WRITTEN TASK:
Extract all lines containing "image".

EXERCISE MATERIALS:

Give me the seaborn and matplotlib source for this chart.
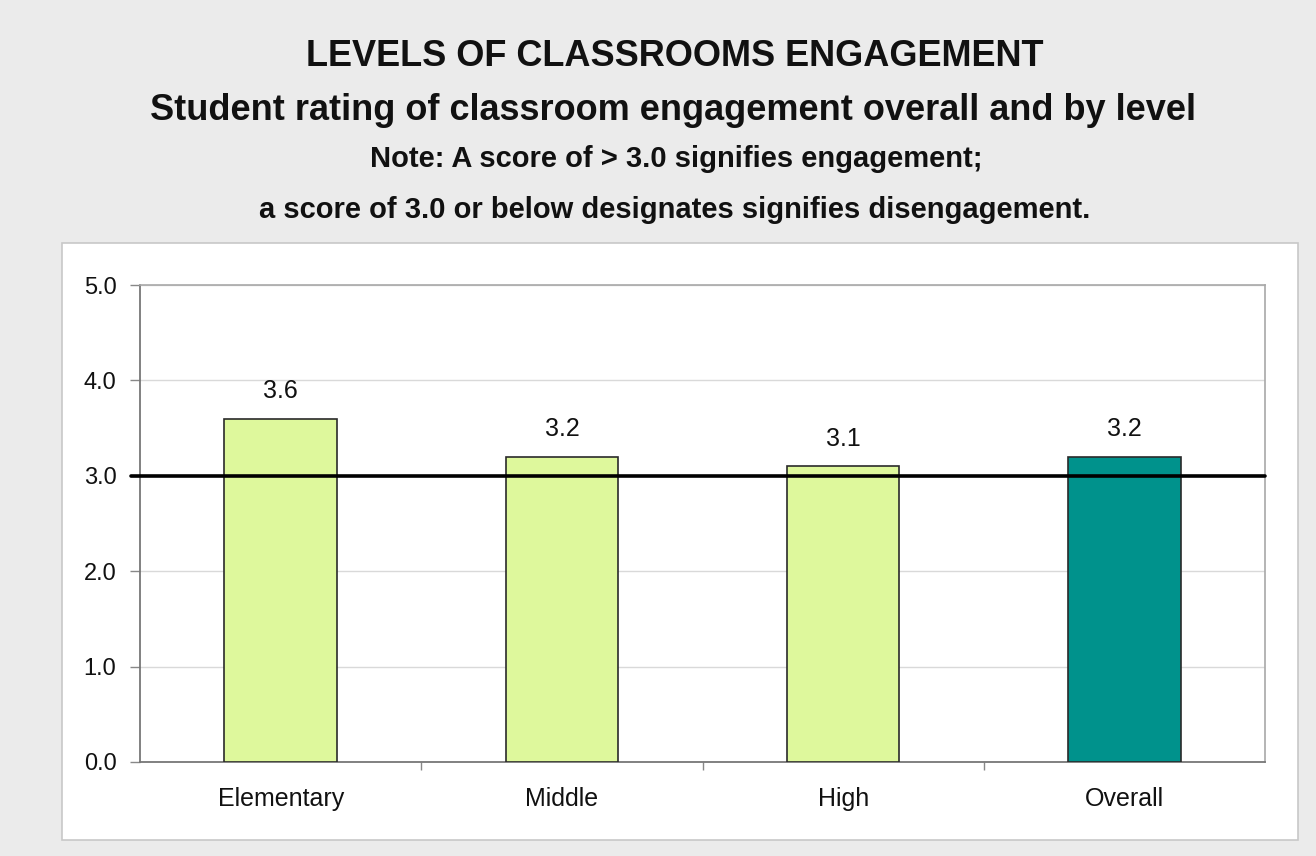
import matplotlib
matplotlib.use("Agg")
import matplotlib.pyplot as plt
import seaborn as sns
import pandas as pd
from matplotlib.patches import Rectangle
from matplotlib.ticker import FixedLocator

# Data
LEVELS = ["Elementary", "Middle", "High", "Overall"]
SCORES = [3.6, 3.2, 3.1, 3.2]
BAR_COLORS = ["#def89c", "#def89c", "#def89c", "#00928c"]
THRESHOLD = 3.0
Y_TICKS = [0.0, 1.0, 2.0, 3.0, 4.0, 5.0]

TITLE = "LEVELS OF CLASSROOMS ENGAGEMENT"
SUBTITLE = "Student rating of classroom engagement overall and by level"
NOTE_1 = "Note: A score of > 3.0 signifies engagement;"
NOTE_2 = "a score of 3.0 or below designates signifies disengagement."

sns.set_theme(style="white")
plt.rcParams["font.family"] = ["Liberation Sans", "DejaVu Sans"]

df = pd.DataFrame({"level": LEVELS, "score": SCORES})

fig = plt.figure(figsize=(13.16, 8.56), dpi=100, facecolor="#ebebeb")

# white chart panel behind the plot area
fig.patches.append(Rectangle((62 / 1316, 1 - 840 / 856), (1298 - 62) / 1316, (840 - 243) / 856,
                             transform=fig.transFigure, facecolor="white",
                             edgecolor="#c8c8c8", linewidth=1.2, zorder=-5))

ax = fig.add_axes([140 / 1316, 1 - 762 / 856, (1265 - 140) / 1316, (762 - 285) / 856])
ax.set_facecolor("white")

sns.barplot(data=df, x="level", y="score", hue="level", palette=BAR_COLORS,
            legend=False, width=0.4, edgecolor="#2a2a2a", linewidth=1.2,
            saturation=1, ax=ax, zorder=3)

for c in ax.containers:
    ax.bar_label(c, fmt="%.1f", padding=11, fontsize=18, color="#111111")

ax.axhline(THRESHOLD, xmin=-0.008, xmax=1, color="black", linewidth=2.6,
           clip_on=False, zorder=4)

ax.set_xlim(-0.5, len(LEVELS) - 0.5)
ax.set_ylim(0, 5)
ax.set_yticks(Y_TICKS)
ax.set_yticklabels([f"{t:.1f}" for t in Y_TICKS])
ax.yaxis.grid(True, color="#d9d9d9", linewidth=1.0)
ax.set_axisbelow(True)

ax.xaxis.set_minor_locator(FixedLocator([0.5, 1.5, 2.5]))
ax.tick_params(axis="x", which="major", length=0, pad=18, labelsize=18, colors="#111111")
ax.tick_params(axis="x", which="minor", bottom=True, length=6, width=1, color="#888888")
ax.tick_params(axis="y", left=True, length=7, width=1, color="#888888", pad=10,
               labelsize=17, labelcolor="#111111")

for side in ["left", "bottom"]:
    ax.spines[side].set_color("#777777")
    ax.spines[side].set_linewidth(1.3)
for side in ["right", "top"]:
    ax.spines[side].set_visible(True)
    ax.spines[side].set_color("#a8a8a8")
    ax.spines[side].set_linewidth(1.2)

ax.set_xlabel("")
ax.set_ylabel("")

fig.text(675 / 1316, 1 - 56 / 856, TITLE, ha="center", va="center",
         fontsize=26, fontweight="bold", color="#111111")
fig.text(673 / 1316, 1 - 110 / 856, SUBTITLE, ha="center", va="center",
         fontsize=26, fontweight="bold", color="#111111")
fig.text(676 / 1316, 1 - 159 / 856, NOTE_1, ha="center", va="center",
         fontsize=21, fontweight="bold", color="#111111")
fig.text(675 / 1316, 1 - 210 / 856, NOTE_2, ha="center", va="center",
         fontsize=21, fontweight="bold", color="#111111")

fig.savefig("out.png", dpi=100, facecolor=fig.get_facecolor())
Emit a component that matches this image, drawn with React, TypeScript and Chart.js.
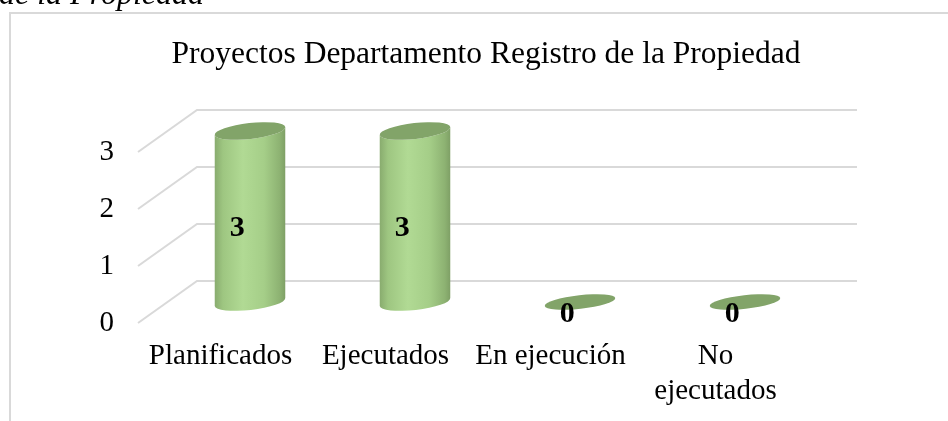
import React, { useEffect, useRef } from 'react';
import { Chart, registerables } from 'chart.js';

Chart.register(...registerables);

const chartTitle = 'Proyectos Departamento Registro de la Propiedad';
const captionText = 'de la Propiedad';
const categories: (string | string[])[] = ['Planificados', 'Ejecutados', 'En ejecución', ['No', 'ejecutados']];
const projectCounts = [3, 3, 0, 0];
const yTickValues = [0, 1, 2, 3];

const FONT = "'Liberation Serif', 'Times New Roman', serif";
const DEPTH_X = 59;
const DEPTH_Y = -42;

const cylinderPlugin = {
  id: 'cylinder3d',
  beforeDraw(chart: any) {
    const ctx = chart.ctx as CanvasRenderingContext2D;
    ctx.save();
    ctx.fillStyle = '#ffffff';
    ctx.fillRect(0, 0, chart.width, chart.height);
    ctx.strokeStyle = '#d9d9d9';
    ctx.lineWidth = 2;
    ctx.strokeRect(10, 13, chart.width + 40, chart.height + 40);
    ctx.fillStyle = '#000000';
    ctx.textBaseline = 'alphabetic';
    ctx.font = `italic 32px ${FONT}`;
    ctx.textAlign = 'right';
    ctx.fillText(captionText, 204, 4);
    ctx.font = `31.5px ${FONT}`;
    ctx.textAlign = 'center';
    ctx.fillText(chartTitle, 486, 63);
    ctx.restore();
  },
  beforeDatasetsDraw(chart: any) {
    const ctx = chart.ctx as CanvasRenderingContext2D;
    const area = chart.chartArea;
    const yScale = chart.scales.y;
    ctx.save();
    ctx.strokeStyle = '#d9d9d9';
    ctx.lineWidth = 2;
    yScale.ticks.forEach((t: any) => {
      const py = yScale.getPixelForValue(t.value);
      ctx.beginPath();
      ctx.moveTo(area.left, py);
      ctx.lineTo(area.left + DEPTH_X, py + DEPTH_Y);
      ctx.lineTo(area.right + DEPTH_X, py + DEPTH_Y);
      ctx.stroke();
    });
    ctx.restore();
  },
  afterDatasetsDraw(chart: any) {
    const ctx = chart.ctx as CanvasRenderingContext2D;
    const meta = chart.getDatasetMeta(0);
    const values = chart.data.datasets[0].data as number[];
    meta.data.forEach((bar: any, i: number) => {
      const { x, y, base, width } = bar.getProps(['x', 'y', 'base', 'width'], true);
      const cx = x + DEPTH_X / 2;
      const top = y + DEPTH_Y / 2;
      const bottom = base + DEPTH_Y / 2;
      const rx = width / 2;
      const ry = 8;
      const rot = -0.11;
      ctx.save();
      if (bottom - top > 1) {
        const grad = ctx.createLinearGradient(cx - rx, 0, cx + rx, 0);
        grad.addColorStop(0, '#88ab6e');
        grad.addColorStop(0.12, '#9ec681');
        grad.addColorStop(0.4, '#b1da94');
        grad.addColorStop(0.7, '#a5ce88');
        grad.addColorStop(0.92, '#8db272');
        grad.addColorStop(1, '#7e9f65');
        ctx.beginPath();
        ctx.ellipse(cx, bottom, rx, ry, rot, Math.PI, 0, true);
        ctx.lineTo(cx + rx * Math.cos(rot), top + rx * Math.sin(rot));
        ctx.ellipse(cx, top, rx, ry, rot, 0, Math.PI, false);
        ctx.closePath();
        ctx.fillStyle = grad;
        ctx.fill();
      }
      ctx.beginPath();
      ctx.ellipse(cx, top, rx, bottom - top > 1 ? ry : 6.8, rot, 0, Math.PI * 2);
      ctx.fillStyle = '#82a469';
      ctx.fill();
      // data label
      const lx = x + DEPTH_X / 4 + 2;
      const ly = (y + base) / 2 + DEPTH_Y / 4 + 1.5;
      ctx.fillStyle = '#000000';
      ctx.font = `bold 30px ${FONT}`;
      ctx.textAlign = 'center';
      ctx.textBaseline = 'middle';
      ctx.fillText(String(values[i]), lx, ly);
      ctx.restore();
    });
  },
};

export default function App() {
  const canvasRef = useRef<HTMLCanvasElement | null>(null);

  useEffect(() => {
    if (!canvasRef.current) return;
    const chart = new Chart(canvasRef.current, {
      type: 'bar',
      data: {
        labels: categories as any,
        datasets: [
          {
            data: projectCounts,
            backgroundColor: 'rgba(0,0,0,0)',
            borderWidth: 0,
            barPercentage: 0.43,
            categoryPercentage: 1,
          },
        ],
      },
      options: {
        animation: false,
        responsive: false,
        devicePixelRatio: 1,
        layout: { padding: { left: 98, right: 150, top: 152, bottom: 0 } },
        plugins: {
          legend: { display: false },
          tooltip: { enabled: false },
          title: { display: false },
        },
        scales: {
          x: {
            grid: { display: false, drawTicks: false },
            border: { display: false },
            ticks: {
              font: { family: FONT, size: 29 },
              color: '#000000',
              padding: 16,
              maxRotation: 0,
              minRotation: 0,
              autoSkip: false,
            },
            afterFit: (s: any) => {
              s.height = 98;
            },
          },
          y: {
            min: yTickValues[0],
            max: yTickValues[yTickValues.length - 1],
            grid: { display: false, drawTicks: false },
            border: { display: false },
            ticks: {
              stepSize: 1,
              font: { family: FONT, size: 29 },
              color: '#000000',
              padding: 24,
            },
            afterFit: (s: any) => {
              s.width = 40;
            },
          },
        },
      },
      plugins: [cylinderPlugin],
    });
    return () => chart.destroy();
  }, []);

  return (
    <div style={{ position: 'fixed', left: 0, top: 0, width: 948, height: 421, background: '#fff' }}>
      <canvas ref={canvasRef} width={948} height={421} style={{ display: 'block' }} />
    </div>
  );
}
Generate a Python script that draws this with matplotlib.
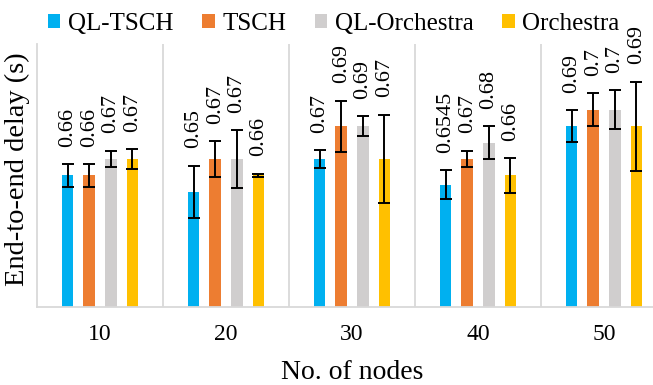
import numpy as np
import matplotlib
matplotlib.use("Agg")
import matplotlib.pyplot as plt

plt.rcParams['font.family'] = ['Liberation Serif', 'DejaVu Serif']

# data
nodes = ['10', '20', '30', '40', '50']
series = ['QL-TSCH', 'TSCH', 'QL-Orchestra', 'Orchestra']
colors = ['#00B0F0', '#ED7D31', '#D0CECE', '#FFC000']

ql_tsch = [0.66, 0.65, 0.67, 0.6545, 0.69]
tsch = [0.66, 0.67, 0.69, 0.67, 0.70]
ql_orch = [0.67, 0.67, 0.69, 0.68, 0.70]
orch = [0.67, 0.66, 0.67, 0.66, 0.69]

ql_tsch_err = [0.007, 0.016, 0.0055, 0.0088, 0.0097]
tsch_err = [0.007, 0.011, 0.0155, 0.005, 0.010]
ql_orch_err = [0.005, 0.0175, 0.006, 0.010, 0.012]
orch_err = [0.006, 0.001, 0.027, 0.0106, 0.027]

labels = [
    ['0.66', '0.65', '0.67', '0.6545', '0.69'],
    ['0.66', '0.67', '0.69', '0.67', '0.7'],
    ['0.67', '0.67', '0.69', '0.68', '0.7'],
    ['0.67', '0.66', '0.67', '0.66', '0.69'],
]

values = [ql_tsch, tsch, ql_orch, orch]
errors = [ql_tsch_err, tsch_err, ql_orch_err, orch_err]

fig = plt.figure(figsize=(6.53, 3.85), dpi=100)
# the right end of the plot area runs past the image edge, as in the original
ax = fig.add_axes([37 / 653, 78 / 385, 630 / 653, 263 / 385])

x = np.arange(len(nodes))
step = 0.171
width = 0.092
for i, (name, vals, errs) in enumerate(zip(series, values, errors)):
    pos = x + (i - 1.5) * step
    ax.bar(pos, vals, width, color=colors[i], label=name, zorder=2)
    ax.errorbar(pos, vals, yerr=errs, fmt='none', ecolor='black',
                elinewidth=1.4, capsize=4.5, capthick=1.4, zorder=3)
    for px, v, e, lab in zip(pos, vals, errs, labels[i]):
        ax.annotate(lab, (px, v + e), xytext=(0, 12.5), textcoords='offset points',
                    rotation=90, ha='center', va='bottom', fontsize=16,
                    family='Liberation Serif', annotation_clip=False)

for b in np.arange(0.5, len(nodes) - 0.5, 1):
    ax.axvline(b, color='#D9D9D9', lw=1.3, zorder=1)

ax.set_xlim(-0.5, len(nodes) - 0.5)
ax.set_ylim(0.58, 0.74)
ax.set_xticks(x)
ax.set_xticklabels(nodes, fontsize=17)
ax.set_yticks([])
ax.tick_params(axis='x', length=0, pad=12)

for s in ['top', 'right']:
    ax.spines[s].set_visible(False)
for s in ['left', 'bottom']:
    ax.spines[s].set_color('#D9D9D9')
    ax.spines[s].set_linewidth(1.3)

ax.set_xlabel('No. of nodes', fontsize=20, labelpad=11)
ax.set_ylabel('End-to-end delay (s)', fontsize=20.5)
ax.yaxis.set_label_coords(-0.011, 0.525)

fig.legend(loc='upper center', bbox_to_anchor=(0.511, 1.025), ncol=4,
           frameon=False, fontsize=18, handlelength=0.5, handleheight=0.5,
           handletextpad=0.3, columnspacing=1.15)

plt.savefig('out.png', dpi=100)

FULL SOLUTION:
Emit a component that matches this image, drawn with React, TypeScript and Chart.js.
# the right end of the plot area runs past the image edge, as in the original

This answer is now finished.